2I've found that the --remove-files option does indeed remove the containing dir - at least on some platforms/in some versions - and in my case. Might be that in your case the remaining dir wasn't completely empty due to some files being modified after being tar'ed. – isync – 2012-04-24T19:23:05.187

Answers

12

You are missing the part which says the --remove-files option removes files after adding them to the archive.

You could follow the archive and file-removal operation with a command like,

find /path/to/be/archived/ -depth -type d -empty -exec rmdir {} \;


Update: You may be interested in reading this short Debian discussion on,
Bug 424692: --remove-files complains that directories "changed as we read it".

nik

Posted 2010-01-17T11:25:07.563

Reputation: 50 788

4--remove-files bug was fixed in tar-1.19. – x-yuri – 2016-02-13T13:08:18.773

Maybe it's actually: -c changes directory before tar starts its work (and kind of does not return until done)? I guess it would have deleted subdirectories, if those were included in the archive (but I have not tested that). – Arjan – 2010-01-17T11:56:08.023

@Arajan, I do not think 'c' has anything to do with this; 'remove-files' intentionally does not remove directories. – nik – 2010-01-17T12:56:25.780

Aha, I find the short explanation "remove files after adding them to the archive" from the man pages not too clear on that, but I assume you're right.
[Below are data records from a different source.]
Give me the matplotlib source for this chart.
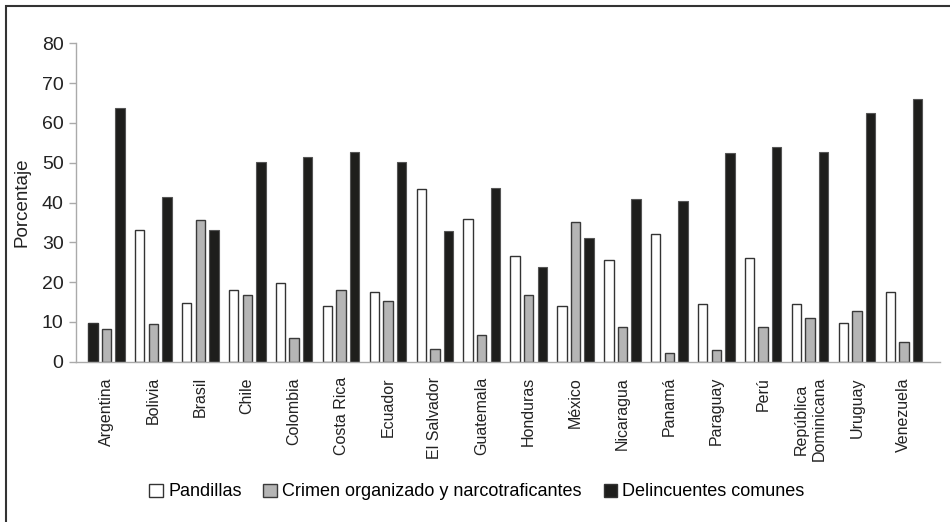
import numpy as np
import matplotlib
matplotlib.use("Agg")
import matplotlib.pyplot as plt
from matplotlib.patches import Rectangle, Patch

# Datos
paises = ['Argentina', 'Bolivia', 'Brasil', 'Chile', 'Colombia', 'Costa Rica',
          'Ecuador', 'El Salvador', 'Guatemala', 'Honduras', 'México', 'Nicaragua',
          'Panamá', 'Paraguay', 'Perú', 'República\nDominicana', 'Uruguay', 'Venezuela']
pandillas = [9.8, 33.1, 14.7, 18.0, 19.8, 14.1, 17.6, 43.4, 35.9, 26.6, 14.1, 25.5,
             32.0, 14.4, 26.0, 14.6, 9.8, 17.6]
crimen = [8.2, 9.6, 35.7, 16.8, 5.9, 18.0, 15.2, 3.3, 6.7, 16.8, 35.2, 8.8,
          2.1, 3.0, 8.8, 11.1, 12.8, 5.0]
delincuentes = [63.7, 41.5, 33.2, 50.1, 51.5, 52.8, 50.1, 32.8, 43.7, 23.7, 31.2, 40.8,
                40.3, 52.5, 53.9, 52.8, 62.6, 65.9]
series = ['Pandillas', 'Crimen organizado y narcotraficantes', 'Delincuentes comunes']
yticks = [0, 10, 20, 30, 40, 50, 60, 70, 80]

fuente = ['Liberation Sans', 'DejaVu Sans']

fig = plt.figure(figsize=(9.5, 5.22), dpi=100)
ax = fig.add_axes([0.08, 0.307, 0.9095, 0.61])

x = np.arange(len(paises))
w = 0.2
off = 0.29
b1 = ax.bar(x - off, pandillas, w, color='white', edgecolor='#333333', linewidth=1.0)
b2 = ax.bar(x, crimen, w, color='#b5b5b5', edgecolor='#3a3a3a', linewidth=1.0)
b3 = ax.bar(x + off, delincuentes, w, color='#1e1e1c', edgecolor='#555555', linewidth=0.8)
# en el original la barra de Argentina (Pandillas) aparece en negro
b1[0].set_facecolor('#1e1e1c')

ax.set_ylim(0, 80)
ax.set_xlim(-0.65, 17.77)
ax.set_yticks(yticks)
ax.set_yticklabels([str(t) for t in yticks], family=fuente, fontsize=14, color='#222222')
ax.set_xticks(x)
ax.set_xticklabels(paises, rotation=90, family=fuente, fontsize=11.5, color='#222222',
                   va='top', ha='center', multialignment='center')
ax.tick_params(axis='x', length=0, pad=11)
ax.tick_params(axis='y', length=5, color='#aaaaaa', width=1, pad=4)

for s in ['top', 'right']:
    ax.spines[s].set_visible(False)
for s in ['left', 'bottom']:
    ax.spines[s].set_color('#aaaaaa')
    ax.spines[s].set_linewidth(1)

ax.set_ylabel('Porcentaje', family=fuente, fontsize=13.5, color='#222222', labelpad=8)

handles = [Patch(facecolor='white', edgecolor='#333333'),
           Patch(facecolor='#b5b5b5', edgecolor='#3a3a3a'),
           Patch(facecolor='#1e1e1c', edgecolor='#333333')]
fig.legend(handles, series, loc='center', bbox_to_anchor=(477 / 950, 1 - 492 / 522),
           ncol=3, frameon=False, prop={'family': fuente, 'size': 13},
           handlelength=0.75, handleheight=0.75, handletextpad=0.3, columnspacing=1.2)

# marco exterior
fig.patches.append(Rectangle((6 / 950, -0.1), 1.2, 1.1 - 6 / 522,
                             transform=fig.transFigure, fill=False,
                             edgecolor='#333333', linewidth=1.5))

fig.savefig('out.png', dpi=100)
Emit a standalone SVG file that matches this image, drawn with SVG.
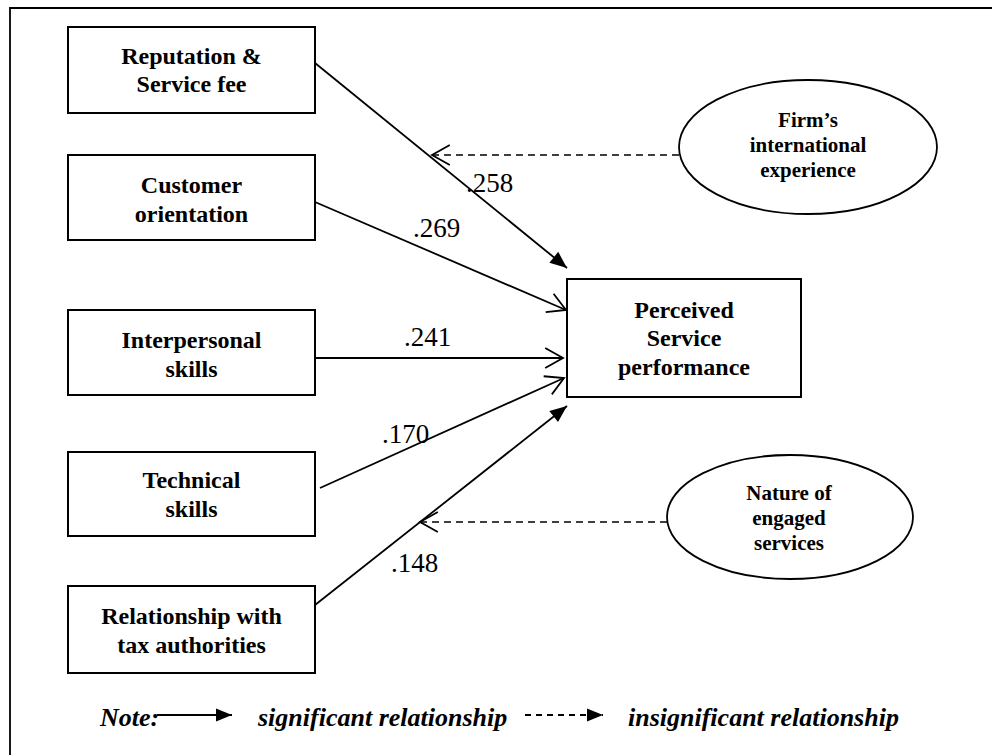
<svg xmlns="http://www.w3.org/2000/svg" width="992" height="755" viewBox="0 0 992 755">
<style>
.box{fill:#fff;stroke:#000;stroke-width:2}
.ell{fill:#fff;stroke:#000;stroke-width:1.8}
.lbl{font-family:"Liberation Serif","Times New Roman",serif;font-weight:bold;font-size:24px;text-anchor:middle;fill:#000}
.elbl{font-family:"Liberation Serif","Times New Roman",serif;font-weight:bold;font-size:21px;text-anchor:middle;fill:#000}
.coef{font-family:"Liberation Serif","Times New Roman",serif;font-size:27px;fill:#000}
.note{font-family:"Liberation Serif","Times New Roman",serif;font-weight:bold;font-style:italic;font-size:26px;fill:#000}
.ln{stroke:#000;stroke-width:1.8;fill:none}
.dash{stroke:#000;stroke-width:1.5;fill:none;stroke-dasharray:7,5}
</style>
<defs>
<marker id="fill" markerUnits="userSpaceOnUse" markerWidth="20" markerHeight="20" viewBox="-18 -9 20 18" refX="0" refY="0" orient="auto">
<path d="M-17,-7 L0,0 L-17,7 Z" fill="#000"/>
</marker>
<marker id="open" markerUnits="userSpaceOnUse" markerWidth="22" markerHeight="24" viewBox="-19 -11 21 22" refX="0" refY="0" orient="auto">
<path d="M-17,-9.5 L0,0 L-17,9.5" fill="none" stroke="#000" stroke-width="1.7"/>
</marker>
<marker id="lfill" markerUnits="userSpaceOnUse" markerWidth="20" markerHeight="20" viewBox="-18 -9 20 18" refX="0" refY="0" orient="auto">
<path d="M-16,-6.5 L0,0 L-16,6.5 Z" fill="#000"/>
</marker>
</defs>
<rect x="0" y="0" width="992" height="755" fill="#fff"/>
<path d="M10,755 L10,8 L992,8" fill="none" stroke="#000" stroke-width="1.8"/>

<g id="connectors">
<line class="ln" x1="315" y1="63" x2="567" y2="268" marker-end="url(#fill)"/>
<line class="ln" x1="315" y1="202" x2="566" y2="310" marker-end="url(#open)"/>
<line class="ln" x1="315" y1="358" x2="563" y2="358" marker-end="url(#open)"/>
<line class="ln" x1="320" y1="488" x2="564" y2="378" marker-end="url(#open)"/>
<line class="ln" x1="315" y1="605" x2="567" y2="406" marker-end="url(#fill)"/>
<line class="dash" x1="679" y1="155" x2="432" y2="155" marker-end="url(#open)"/>
<line class="dash" x1="667" y1="522" x2="420" y2="522" marker-end="url(#open)"/>
<text class="coef" x="466" y="192">.258</text>
<text class="coef" x="413" y="237">.269</text>
<text class="coef" x="404" y="346">.241</text>
<text class="coef" x="382" y="443">.170</text>
<text class="coef" x="391" y="572">.148</text>
</g>

<g id="n-reputation">
<rect class="box" x="68" y="27" width="247" height="86"/>
<text class="lbl" x="191.5" y="64">Reputation &amp;</text>
<text class="lbl" x="191.5" y="92">Service fee</text>
</g>
<g id="n-customer">
<rect class="box" x="68" y="155" width="247" height="85"/>
<text class="lbl" x="191.5" y="193">Customer</text>
<text class="lbl" x="191.5" y="222">orientation</text>
</g>
<g id="n-interpersonal">
<rect class="box" x="68" y="310" width="247" height="85"/>
<text class="lbl" x="191.5" y="348">Interpersonal</text>
<text class="lbl" x="191.5" y="377">skills</text>
</g>
<g id="n-technical">
<rect class="box" x="68" y="452" width="247" height="84"/>
<text class="lbl" x="191.5" y="488">Technical</text>
<text class="lbl" x="191.5" y="517">skills</text>
</g>
<g id="n-relationship">
<rect class="box" x="68" y="586" width="247" height="87"/>
<text class="lbl" x="191.5" y="624">Relationship with</text>
<text class="lbl" x="191.5" y="653">tax authorities</text>
</g>
<g id="n-perceived">
<rect class="box" x="567" y="279" width="234" height="118"/>
<text class="lbl" x="684" y="318">Perceived</text>
<text class="lbl" x="684" y="346">Service</text>
<text class="lbl" x="684" y="375">performance</text>
</g>
<g id="n-firm">
<ellipse class="ell" cx="808" cy="147" rx="129" ry="67"/>
<text class="elbl" x="808" y="127">Firm’s</text>
<text class="elbl" x="808" y="152">international</text>
<text class="elbl" x="808" y="177">experience</text>
</g>
<g id="n-nature">
<ellipse class="ell" cx="790" cy="517" rx="123" ry="62"/>
<text class="elbl" x="789" y="500">Nature of</text>
<text class="elbl" x="789" y="525">engaged</text>
<text class="elbl" x="789" y="550">services</text>
</g>

<g id="legend">
<text class="note" x="100" y="726">Note:</text>
<line class="ln" x1="157" y1="715" x2="232" y2="715" marker-end="url(#lfill)"/>
<text class="note" x="258" y="726">significant relationship</text>
<line class="ln" x1="525" y1="715" x2="603" y2="715" stroke-dasharray="6,5" marker-end="url(#lfill)"/>
<text class="note" x="628" y="726">insignificant relationship</text>
</g>
</svg>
Still, I'd not expect the directory mentioned for -c to be removed even if tar did remove directories as well. (To me, that would be like removing the current directory, hence including the archive itself, when not using -c...?) But if -remove-files always leaves directories in place then I'm surely just complicating things here. ;-) – Arjan – 2010-01-17T16:21:22.127

19

Since the --remove-files option only removes files, you could try

tar -cvf files.tar my_directory && rm -R my_directory

so that the directory is removed only if the tar returns an exit status of 0

pavium

Posted 2010-01-17T11:25:07.563

Reputation: 5 956

--remove-files bug was fixed in tar-1.19. – x-yuri – 2016-02-13T13:08:41.513

&& will only run the following command, if the previous command exited 0 (success). If it exits > 0, the following command won't be run. You can also reverse that with || -- only run if the first command failed. Good way to do terrible content check-restarts that one. – Kirrus – 2019-10-15T10:28:04.917

9except that you should check the exit status of tar before doing the rm! otherwise you might be left with no tar archive and no files... – Kim – 2010-01-17T13:17:44.857

1When using one level directories, I beleive a safer option would be using 'rmdir' rather than 'rm' to as it would only remove an empty directory. [See question edits] – Nicholas – 2010-01-19T22:23:07.387

But rmdir only removes empty directories. The idea was to remove the directory and the files in it (provided tar is successful) – pavium – 2010-01-20T02:13:44.860

7

Have you tried to put --remove-files directive after archive name? It works for me.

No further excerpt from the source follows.